Doing Sociology in the Philippines

June 26, 2020

This volume of Global Dialogue presents reflections of members of the Philippine Sociological Society (PSS) on various issues such as urbanization and governance, the LGBT movement, violence in the war on drugs, doing public sociology among the poor, and the marginalization of the Mindanao region. Coming from three distinct regions or groups of islands of the country, Luzon, Visayas, and Mindanao, they discuss their respective research interests and reflect on the challenges Filipino sociologists face today.

Louie Benedict Ignacio tackles the issues of urbanization in the Philippines by pointing to the dynamics of metropolitanization of Metro Manila, an urban sprawl of multiple cities that form the National Capital Region. The rise of gated communities evolved from providing economic security to ensuring physical security for its privileged residents as urban poverty increased and slums proliferated. Ignacio presents the crises of urbanization as attended not only by shared problems of resource and transport management, but also by social segmentation and issues of governance.

John Andrew Evangelista takes up how the queer lens makes sense of the ideological differences behind the groups in the LGBTQ movement in the Philippines. Diverse ideological logics presented various claims, which ranged from those advocating anti-discrimination laws and calls to transform the current economic system to those keen on the partying aspects of the Pride parade. He argues that the spaces of contradiction and conflict in constructing the history of the LGBTQ movement show that the differences in the sections of the movement are historical products rather than opposing interests.

Gutierrez presents the violence in the war on drugs, which killed thousands of “drug personalities” in the Philippines, as attended by dissonant narratives. The Filipino public’s support of the anti-drugs campaign contradicts complaints of human rights violation and narratives by arrested drug suspects of police violence, but confirms the latter’s own view of the campaign as a solution to the drug problem. As the topic opens to diverse narratives depending on one’s focus, social researchers must look beyond the debate between penal populism – an approach that advocates punitive measures against criminality based on public sentiments – and penal elitism – a view that privileges scientific or expert opinion on crime and regards public sentiments as simplistic.

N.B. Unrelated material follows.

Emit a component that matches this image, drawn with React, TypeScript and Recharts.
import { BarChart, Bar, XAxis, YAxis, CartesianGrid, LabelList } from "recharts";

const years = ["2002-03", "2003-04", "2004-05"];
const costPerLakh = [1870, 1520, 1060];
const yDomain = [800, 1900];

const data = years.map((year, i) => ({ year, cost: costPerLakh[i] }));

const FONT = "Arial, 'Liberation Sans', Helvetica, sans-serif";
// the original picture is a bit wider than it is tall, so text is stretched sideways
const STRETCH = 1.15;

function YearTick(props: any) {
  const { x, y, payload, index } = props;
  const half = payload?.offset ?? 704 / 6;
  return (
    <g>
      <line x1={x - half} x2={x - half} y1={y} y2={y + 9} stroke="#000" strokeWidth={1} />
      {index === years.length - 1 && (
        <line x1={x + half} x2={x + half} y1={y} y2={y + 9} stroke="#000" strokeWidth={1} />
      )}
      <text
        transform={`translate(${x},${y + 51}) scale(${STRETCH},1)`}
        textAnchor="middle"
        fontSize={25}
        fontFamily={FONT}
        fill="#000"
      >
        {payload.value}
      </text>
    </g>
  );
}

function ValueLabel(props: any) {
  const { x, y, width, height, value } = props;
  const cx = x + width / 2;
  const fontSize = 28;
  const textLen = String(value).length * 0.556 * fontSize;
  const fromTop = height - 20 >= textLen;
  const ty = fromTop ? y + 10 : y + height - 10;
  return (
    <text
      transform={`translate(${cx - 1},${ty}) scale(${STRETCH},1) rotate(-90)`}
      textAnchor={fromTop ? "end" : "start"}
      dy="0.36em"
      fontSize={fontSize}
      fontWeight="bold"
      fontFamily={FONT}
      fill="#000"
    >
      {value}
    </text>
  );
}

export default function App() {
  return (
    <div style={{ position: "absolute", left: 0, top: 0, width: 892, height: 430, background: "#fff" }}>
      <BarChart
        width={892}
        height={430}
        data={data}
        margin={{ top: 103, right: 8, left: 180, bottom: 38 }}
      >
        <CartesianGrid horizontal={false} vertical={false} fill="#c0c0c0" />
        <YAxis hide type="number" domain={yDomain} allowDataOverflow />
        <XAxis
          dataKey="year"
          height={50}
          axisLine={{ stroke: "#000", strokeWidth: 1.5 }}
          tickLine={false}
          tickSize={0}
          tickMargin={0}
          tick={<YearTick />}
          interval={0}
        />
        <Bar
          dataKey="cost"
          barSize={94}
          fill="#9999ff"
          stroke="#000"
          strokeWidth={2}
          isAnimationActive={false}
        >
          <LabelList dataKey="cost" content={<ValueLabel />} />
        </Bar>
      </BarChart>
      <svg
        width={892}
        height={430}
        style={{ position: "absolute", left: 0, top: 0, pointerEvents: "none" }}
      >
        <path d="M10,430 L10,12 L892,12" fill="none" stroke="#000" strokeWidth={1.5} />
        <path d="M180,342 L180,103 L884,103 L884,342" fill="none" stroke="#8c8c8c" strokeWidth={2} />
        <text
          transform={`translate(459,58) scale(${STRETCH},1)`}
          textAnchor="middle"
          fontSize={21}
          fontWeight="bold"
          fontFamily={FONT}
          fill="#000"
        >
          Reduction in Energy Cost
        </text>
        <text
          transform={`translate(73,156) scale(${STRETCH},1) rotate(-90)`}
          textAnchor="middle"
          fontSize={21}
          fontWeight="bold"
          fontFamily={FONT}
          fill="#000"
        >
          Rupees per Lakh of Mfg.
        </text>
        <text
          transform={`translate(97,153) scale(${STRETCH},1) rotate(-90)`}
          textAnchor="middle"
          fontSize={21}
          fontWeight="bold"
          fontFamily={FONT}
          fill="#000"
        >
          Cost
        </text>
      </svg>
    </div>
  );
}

The piece by Phoebe Zoe Maria Sanchez critiques the authoritarian populist regime of President Rodrigo Duterte as an extension of the failure of the People Power revolution in 1986 to achieve democratic transitions, and one which has only renewed, if not worsened, the fascistic features of the state displayed during the Marcos dictatorship. Sanchez argues that public sociology can gain from supporting organizations of the poor and unlocking their cultures of silence to strengthen their participation in civil society and impact state policy.

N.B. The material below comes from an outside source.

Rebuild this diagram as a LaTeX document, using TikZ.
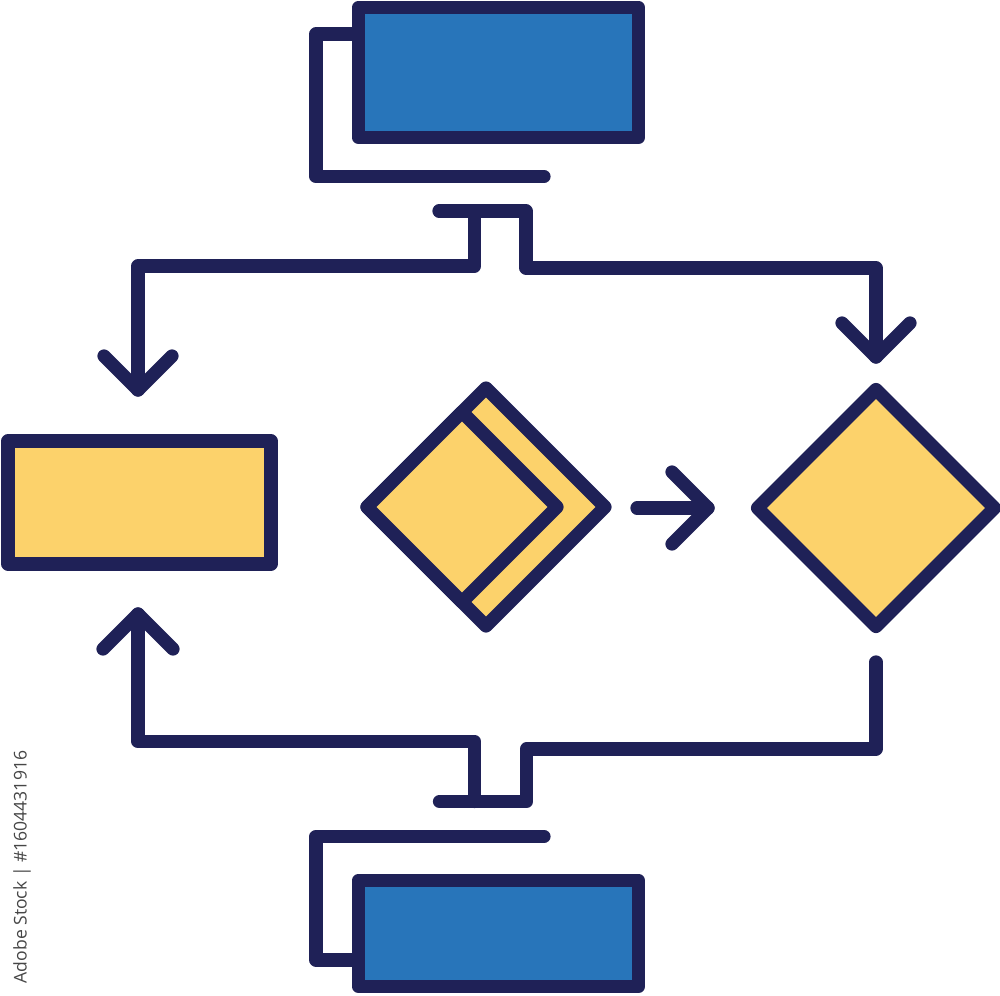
\documentclass[tikz,border=0pt]{standalone}
\usepackage{fontspec}
\setsansfont{Open Sans}
\usetikzlibrary{shapes.geometric}
\definecolor{navy}{RGB}{31,33,87}
\definecolor{boxblue}{RGB}{40,117,186}
\definecolor{boxyellow}{RGB}{252,210,107}
\definecolor{wmgray}{RGB}{70,70,70}
\tikzset{
  ln/.style={draw=navy, line width=0.265cm, line cap=round, line join=round},
  bluebox/.style={rectangle, ln, fill=boxblue, inner sep=0pt, outer sep=0pt},
  yellowbox/.style={rectangle, ln, fill=boxyellow, inner sep=0pt, outer sep=0pt},
  ydiamond/.style={diamond, ln, fill=boxyellow, inner sep=0pt, outer sep=0pt, aspect=1},
}
\begin{document}
\begin{tikzpicture}[x=0.02cm, y=-0.02cm]
\useasboundingbox (0,0) rectangle (1000,995);
\fill[white] (0,0) rectangle (1000,995);

% top document stack
\coordinate (tb1) at (358,34);
\coordinate (tb2) at (316,34);
\coordinate (tb3) at (316,176.5);
\coordinate (tb4) at (544,176.5);
\draw[ln] (tb1) -- (tb2) -- (tb3) -- (tb4);
\node[bluebox, minimum width=5.6cm, minimum height=2.6cm] (top) at (498.5,72.5) {};

% bottom document stack
\coordinate (bb1) at (544,836.5);
\coordinate (bb2) at (316,836.5);
\coordinate (bb3) at (316,960);
\coordinate (bb4) at (358,960);
\draw[ln] (bb1) -- (bb2) -- (bb3) -- (bb4);
\node[bluebox, minimum width=5.6cm, minimum height=2.12cm] (bottom) at (498.5,933.5) {};

% left process box
\node[yellowbox, minimum width=5.26cm, minimum height=2.46cm] (proc) at (139.5,502.5) {};

% stacked diamonds
\node[ydiamond, minimum width=4.76cm, minimum height=4.76cm] (dback) at (486,507) {};
\node[ydiamond, minimum width=3.8cm, minimum height=3.8cm] (dfront) at (462,507) {};

% right decision
\node[ydiamond, minimum width=4.74cm, minimum height=4.74cm] (dec) at (876,508) {};

% top split connector
\coordinate (ts1) at (439,211);
\coordinate (ts2) at (526,211);
\coordinate (ts3) at (526,268);
\coordinate (ts4) at (876,268);
\coordinate (ta) at (876,357);
\coordinate (tl1) at (474.5,211);
\coordinate (tl2) at (474.5,266);
\coordinate (tl3) at (138,266);
\coordinate (la) at (138,390);
\draw[ln] (ts1) -- (ts2) -- (ts3) -- (ts4) -- (ta);
\draw[ln] (tl1) -- (tl2) -- (tl3) -- (la);
\draw[ln] ([shift={(-34,-34)}]ta) -- (ta) -- ([shift={(34,-34)}]ta);
\draw[ln] ([shift={(-34,-34)}]la) -- (la) -- ([shift={(34,-34)}]la);

% middle arrow
\coordinate (ma1) at (637,508);
\coordinate (ma2) at (708,508);
\draw[ln] (ma1) -- (ma2);
\draw[ln] ([shift={(-36,-36)}]ma2) -- (ma2) -- ([shift={(-36,36)}]ma2);

% bottom merge connector
\coordinate (bs0) at (876,662);
\coordinate (bs1) at (876,749);
\coordinate (bs2) at (526.5,749);
\coordinate (bs3) at (526.5,801.5);
\coordinate (bs4) at (439.5,801.5);
\coordinate (bl1) at (474.5,801.5);
\coordinate (bl2) at (474.5,741.5);
\coordinate (bl3) at (138,741.5);
\coordinate (ua) at (138,614);
\draw[ln] (bs0) -- (bs1) -- (bs2) -- (bs3) -- (bs4);
\draw[ln] (bl1) -- (bl2) -- (bl3) -- (ua);
\draw[ln] ([shift={(-35,35)}]ua) -- (ua) -- ([shift={(35,35)}]ua);

% side credit text
\node[rotate=90, text=wmgray, font=\sffamily\fontsize{10}{12}\selectfont, inner sep=0pt] (credit) at (22,867) {Adobe Stock | \#1604431916};
\end{tikzpicture}
\end{document}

Finally, Mario Aguja writes about the marginalization of Mindanao in the Philippine South against the hegemony of Metro Manila in the North as the de facto center of economic, political, military, and cultural power. He problematizes this center-periphery relation to cover the practice of sociology itself. While issues from Mindanao, such as the Muslim-Christian conflict, extreme poverty rates, and violent extremism, are compelling topics for sociological analysis, Philippine sociology’s discourse was limited to topics that were of interest to the center. To reverse this bias, the PSS recently made a decisive pivot to Mindanao by bringing annual conferences to the region and placed Mindanaoan sociologists at the forefront of the national conversation.